▶ **THE RECORDS**:
Begin
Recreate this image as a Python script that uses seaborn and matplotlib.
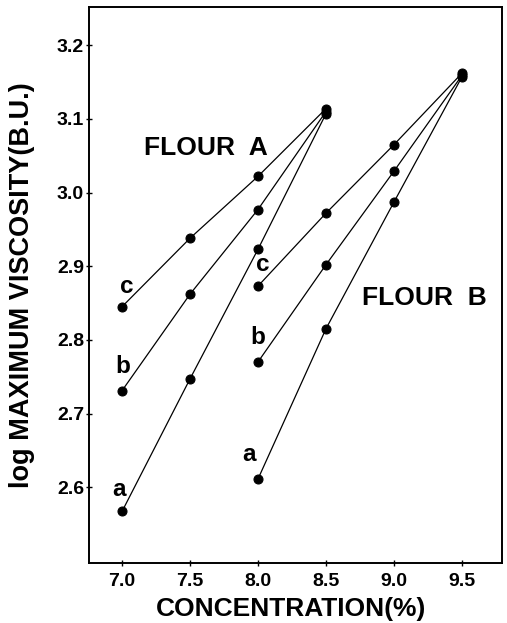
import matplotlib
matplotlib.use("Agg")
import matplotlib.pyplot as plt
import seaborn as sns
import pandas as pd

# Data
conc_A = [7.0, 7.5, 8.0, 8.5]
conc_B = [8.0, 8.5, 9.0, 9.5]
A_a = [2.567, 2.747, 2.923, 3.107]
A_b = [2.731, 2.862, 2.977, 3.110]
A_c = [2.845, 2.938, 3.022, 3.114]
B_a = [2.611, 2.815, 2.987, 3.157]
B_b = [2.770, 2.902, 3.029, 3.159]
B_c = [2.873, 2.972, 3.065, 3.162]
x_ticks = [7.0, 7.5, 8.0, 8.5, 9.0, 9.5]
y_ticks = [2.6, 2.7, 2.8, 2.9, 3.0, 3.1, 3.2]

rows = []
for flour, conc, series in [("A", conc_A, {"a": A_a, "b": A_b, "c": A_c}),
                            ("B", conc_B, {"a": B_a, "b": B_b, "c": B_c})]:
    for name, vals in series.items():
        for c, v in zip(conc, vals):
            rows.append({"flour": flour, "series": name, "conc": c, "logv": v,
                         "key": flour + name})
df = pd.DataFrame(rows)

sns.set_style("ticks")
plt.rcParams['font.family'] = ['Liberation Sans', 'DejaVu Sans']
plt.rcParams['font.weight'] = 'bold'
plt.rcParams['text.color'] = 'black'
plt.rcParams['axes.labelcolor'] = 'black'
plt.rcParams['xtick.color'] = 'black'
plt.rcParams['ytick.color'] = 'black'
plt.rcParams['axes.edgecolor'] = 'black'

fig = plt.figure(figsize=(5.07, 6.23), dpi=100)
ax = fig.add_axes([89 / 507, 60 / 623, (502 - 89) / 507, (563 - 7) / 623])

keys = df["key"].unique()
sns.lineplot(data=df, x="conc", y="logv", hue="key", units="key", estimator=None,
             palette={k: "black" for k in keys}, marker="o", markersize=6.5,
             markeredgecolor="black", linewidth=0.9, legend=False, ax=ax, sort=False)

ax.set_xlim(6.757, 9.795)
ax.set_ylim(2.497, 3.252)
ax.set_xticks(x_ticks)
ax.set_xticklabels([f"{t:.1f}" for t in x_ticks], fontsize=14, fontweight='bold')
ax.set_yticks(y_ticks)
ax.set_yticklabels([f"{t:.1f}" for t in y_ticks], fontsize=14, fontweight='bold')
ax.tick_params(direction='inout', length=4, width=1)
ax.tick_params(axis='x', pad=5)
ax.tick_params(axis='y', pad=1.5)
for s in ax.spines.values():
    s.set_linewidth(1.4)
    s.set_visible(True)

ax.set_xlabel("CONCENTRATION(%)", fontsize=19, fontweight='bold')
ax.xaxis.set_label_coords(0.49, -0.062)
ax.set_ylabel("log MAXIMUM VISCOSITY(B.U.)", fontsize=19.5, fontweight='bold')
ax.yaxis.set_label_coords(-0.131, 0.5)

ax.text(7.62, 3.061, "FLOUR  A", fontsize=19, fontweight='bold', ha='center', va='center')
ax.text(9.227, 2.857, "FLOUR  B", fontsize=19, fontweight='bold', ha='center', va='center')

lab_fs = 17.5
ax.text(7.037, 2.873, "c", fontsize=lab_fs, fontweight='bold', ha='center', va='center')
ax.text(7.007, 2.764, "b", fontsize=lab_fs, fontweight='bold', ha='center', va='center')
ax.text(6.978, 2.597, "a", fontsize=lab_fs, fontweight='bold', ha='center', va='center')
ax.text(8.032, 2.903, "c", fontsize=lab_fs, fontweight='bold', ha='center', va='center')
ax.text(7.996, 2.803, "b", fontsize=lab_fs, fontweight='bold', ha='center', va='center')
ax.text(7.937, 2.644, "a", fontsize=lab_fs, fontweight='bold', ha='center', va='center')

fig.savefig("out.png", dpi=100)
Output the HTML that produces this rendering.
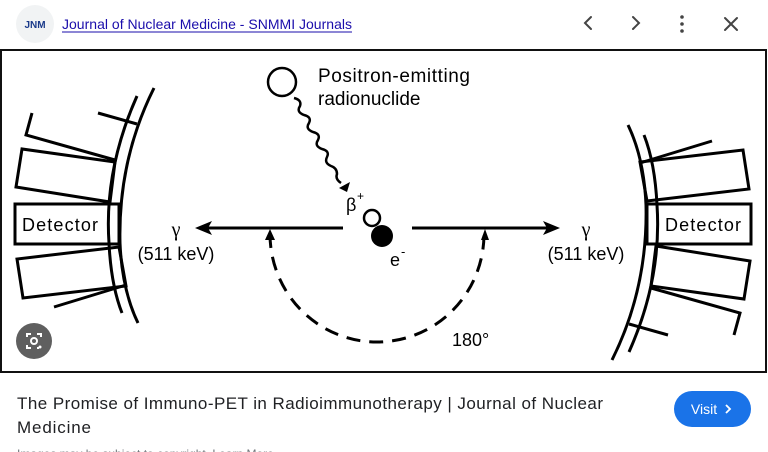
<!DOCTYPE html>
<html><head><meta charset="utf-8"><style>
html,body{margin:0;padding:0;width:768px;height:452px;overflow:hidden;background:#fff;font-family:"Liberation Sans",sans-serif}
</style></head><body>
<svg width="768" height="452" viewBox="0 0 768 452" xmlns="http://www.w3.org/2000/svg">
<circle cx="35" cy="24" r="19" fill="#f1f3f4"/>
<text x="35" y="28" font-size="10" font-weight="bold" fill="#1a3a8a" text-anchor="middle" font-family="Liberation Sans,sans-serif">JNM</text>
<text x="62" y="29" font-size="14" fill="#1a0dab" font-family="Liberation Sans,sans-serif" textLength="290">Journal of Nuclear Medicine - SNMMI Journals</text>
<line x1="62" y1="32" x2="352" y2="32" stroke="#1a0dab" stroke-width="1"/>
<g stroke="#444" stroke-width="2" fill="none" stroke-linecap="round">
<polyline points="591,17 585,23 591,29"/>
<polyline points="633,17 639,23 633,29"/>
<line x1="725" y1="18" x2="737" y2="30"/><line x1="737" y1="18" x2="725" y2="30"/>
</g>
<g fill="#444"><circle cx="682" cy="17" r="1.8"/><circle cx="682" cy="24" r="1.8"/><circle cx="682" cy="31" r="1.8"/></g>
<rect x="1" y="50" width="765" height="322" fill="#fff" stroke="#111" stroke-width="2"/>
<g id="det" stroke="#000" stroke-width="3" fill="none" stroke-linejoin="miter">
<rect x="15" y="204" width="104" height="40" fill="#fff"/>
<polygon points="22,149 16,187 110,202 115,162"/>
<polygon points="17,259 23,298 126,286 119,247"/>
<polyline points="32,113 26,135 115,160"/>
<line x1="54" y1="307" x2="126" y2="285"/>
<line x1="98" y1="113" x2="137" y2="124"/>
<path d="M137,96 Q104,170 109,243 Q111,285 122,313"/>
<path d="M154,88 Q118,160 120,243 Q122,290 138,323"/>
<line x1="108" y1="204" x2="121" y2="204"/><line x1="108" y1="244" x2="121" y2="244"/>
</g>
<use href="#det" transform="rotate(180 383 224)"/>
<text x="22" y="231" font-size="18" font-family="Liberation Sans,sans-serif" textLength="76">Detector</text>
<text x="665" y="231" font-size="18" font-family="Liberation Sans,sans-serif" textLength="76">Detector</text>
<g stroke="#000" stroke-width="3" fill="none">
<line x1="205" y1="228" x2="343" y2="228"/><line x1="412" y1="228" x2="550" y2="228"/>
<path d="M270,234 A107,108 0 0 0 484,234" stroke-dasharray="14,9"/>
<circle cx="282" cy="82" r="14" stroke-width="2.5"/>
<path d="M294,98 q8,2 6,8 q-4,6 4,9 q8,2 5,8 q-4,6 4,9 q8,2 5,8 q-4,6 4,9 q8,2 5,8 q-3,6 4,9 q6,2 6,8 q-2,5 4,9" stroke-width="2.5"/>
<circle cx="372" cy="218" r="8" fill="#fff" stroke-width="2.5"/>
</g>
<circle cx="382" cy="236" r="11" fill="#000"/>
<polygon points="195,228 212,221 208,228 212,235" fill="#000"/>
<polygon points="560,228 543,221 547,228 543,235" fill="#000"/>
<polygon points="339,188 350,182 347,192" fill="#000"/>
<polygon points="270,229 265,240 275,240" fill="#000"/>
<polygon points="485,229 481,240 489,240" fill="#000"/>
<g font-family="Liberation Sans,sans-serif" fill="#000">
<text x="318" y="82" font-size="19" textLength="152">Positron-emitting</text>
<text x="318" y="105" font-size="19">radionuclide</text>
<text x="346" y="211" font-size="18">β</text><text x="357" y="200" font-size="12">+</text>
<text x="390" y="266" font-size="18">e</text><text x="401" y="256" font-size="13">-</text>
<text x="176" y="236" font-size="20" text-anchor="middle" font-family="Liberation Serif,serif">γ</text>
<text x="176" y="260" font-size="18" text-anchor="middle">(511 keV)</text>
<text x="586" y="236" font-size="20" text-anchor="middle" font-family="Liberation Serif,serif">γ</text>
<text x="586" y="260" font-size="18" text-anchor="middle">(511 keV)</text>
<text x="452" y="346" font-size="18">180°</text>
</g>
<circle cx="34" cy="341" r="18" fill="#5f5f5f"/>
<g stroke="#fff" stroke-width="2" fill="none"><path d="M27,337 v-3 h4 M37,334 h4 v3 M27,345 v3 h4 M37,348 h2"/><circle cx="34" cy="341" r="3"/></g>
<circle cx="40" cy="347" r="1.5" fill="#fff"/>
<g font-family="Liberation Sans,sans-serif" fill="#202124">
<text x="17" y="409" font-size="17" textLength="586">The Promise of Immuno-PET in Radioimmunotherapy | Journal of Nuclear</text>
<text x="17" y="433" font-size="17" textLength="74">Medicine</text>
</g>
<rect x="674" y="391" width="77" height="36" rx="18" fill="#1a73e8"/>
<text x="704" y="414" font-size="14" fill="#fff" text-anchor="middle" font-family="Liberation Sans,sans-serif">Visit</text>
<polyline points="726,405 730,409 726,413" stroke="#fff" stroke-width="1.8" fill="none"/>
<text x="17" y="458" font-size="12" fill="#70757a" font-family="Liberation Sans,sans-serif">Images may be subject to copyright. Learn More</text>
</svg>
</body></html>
End
▶ **WHAT NEEDS TO BE DONE**:
Hand back the exact lines from the start of the entries to the line with "import pandas as pd", both ends kept and pictures left out.

▶ **RESULT OF THIS EXERCISE**:
Recreate this image as a Python script that uses seaborn and matplotlib.
import matplotlib
matplotlib.use("Agg")
import matplotlib.pyplot as plt
import seaborn as sns
import pandas as pd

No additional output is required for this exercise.